This is part of a series of short posts in which RFF scholars will analyze the environmental plank of the Republican and Democratic Party platforms. This week we’re looking at the Democratic platform. Previous posts analyzed the Republican platform. As with all posts on Common Resources, this and other posts in this series reflect the opinions of the authors alone, not Resources for the Future.
-Ed.
I’ll confess up front that I agree with the Obama administration that the fiscal policy has a role in job creation when faced with a persistent recession. I’m less comfortable with the claim that policies to promote clean energy and energy efficiency are part of the solution. That doesn’t mean we shouldn’t adopt such policies, only that we do so with a clear sense that the environmental benefits they bring are not a free lunch.
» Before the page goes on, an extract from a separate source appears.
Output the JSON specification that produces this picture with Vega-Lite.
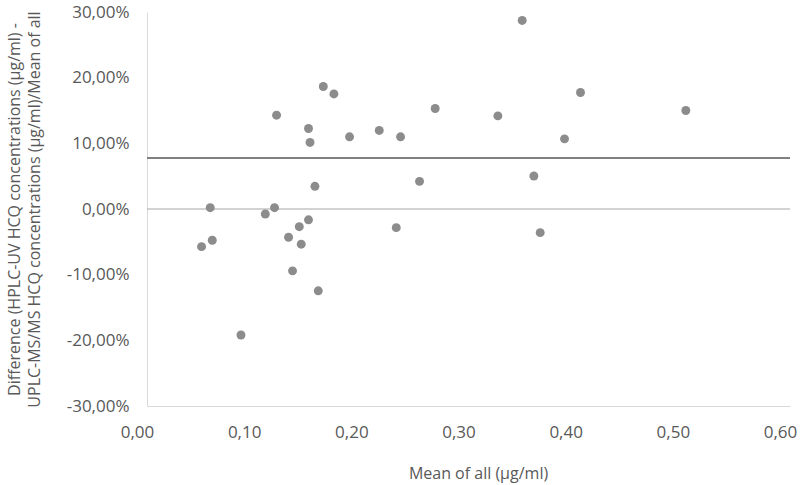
{
  "$schema": "https://vega.github.io/schema/vega-lite/v6.json",
  "width": 643,
  "height": 394,
  "autosize": {"type": "none"},
  "padding": {"left": 147, "top": 12, "right": 10, "bottom": 79},
  "background": "white",
  "config": {
    "locale": {"number": {"decimal": ",", "thousands": ".", "grouping": [3], "currency": ["", " €"], "minus": "-"}},
    "view": {"stroke": null},
    "axis": {"labelFont": "Open Sans", "titleFont": "Open Sans", "labelColor": "#595959", "titleColor": "#595959", "labelFontSize": 17, "titleFontSize": 16, "titleFontWeight": "normal", "grid": false, "ticks": false, "domainColor": "#d9d9d9", "domainWidth": 1}
  },
  "layer": [
    {
      "data": {"values": [{"line": "zero", "value": 0}]},
      "mark": {"type": "rule", "color": "#a6a6a6", "strokeWidth": 1},
      "encoding": {"y": {"field": "value", "type": "quantitative", "scale": {"domain": [-0.3, 0.3]}}}
    },
    {
      "data": {"values": [{"line": "mean", "value": 0.0775}]},
      "mark": {"type": "rule", "color": "#808080", "strokeWidth": 2},
      "encoding": {"y": {"field": "value", "type": "quantitative", "scale": {"domain": [-0.3, 0.3]}}}
    },
    {
      "data": {"values": [
        {"mean": 0.1645, "diff": 0.1865},
        {"mean": 0.1744, "diff": 0.1752},
        {"mean": 0.1209, "diff": 0.1429},
        {"mean": 0.2689, "diff": 0.1530},
        {"mean": 0.1507, "diff": 0.1226},
        {"mean": 0.1521, "diff": 0.1014},
        {"mean": 0.1890, "diff": 0.1099},
        {"mean": 0.2167, "diff": 0.1196},
        {"mean": 0.2366, "diff": 0.1099},
        {"mean": 0.2543, "diff": 0.0421},
        {"mean": 0.1567, "diff": 0.0345},
        {"mean": 0.0590, "diff": 0.0020},
        {"mean": 0.1190, "diff": 0.0020},
        {"mean": 0.1104, "diff": -0.0076},
        {"mean": 0.1507, "diff": -0.0165},
        {"mean": 0.3501, "diff": 0.2872},
        {"mean": 0.4045, "diff": 0.1774},
        {"mean": 0.3274, "diff": 0.1418},
        {"mean": 0.5028, "diff": 0.1500},
        {"mean": 0.3896, "diff": 0.1068},
        {"mean": 0.3610, "diff": 0.0502},
        {"mean": 0.1421, "diff": -0.0269},
        {"mean": 0.1321, "diff": -0.0430},
        {"mean": 0.1439, "diff": -0.0536},
        {"mean": 0.2326, "diff": -0.0284},
        {"mean": 0.0609, "diff": -0.0476},
        {"mean": 0.0509, "diff": -0.0573},
        {"mean": 0.1358, "diff": -0.0942},
        {"mean": 0.1598, "diff": -0.1246},
        {"mean": 0.0877, "diff": -0.1919},
        {"mean": 0.3669, "diff": -0.0360}
      ]},
      "mark": {"type": "point", "filled": true, "opacity": 1, "color": "#8c8c8c", "size": 80},
      "encoding": {
        "x": {"field": "mean", "type": "quantitative", "scale": {"domain": [0, 0.6], "nice": false, "zero": true},
          "axis": {"values": [0, 0.1, 0.2, 0.3, 0.4, 0.5, 0.6], "format": ".2f", "title": "Mean of all (µg/ml)", "labelPadding": 18, "titlePadding": 25, "labelOffset": -10, "titleX": 331, "labelFlush": false}},
        "y": {"field": "diff", "type": "quantitative", "scale": {"domain": [-0.3, 0.3], "nice": false},
          "axis": {"values": [-0.3, -0.2, -0.1, 0, 0.1, 0.2, 0.3], "format": ".2%", "title": ["Difference (HPLC-UV HCQ concentrations (µg/ml) -", "UPLC-MS/MS HCQ concentrations (µg/ml)/Mean of all"], "labelPadding": 18, "titlePadding": 24, "titleLineHeight": 20, "labelFlush": false}}
      }
    }
  ]
}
A primary reason we need policy to promote clean energy is that it still costs more than energy produced using fossil fuels. Clean energy might not cost more if we had a carbon tax or cap-and-trade program to reflect the environmental costs of using fossil fuels. But with or without such a policy, the upshot is that doing something about the environment through either a fossil fuel tax or using clean sources means increasing the cost to the economy of procuring energy.
And, fundamentally, one does not make an economy bigger by increasing what we have to pay for its basic inputs, including energy. Taken at face value, the “clean energy promotes economic development” claim implies that the government should raise the cost of energy even if doing so produced no environmental benefits. If such a policy sounds absurd, it is because the only reason to impose this cost on ourselves is because environmental benefit exceeds that cost—not because there are no costs.
Recessions are different, of course. Policies that might not pass a cost-benefit test in good times might be worth undertaking to boost employment during bad times. But then the question is how “green jobs” compare to other stimulus programs focusing on infrastructure repair, home construction, or local government retention of police and teachers. “Green jobs” may do well compared to those others, but the opposite wouldn’t surprise me.
The energy efficiency version of the “free lunch” argument could be a closer call. It has wider support among those who believe that households and businesses fail to act in their own best interest by spending more up front on more efficient appliances, equipment, and cars. But unless households and business are really so mistake-prone, policies to promote energy efficiency may well drain rather than boost the economy.
Policies to promote clean energy and energy efficiency make sense as Plans C and D when Plans A and B of a carbon tax or cap and trade program are politically impossible. And even if we did price fossil fuels appropriately, government has a role in supporting research and development into improving energy technologies, just as it does in other fields. How to design such policies remains an important question facing policy makers, business leaders, and the public. But getting those policies right may not be well served by suggesting that clean energy and energy efficiency are without cost.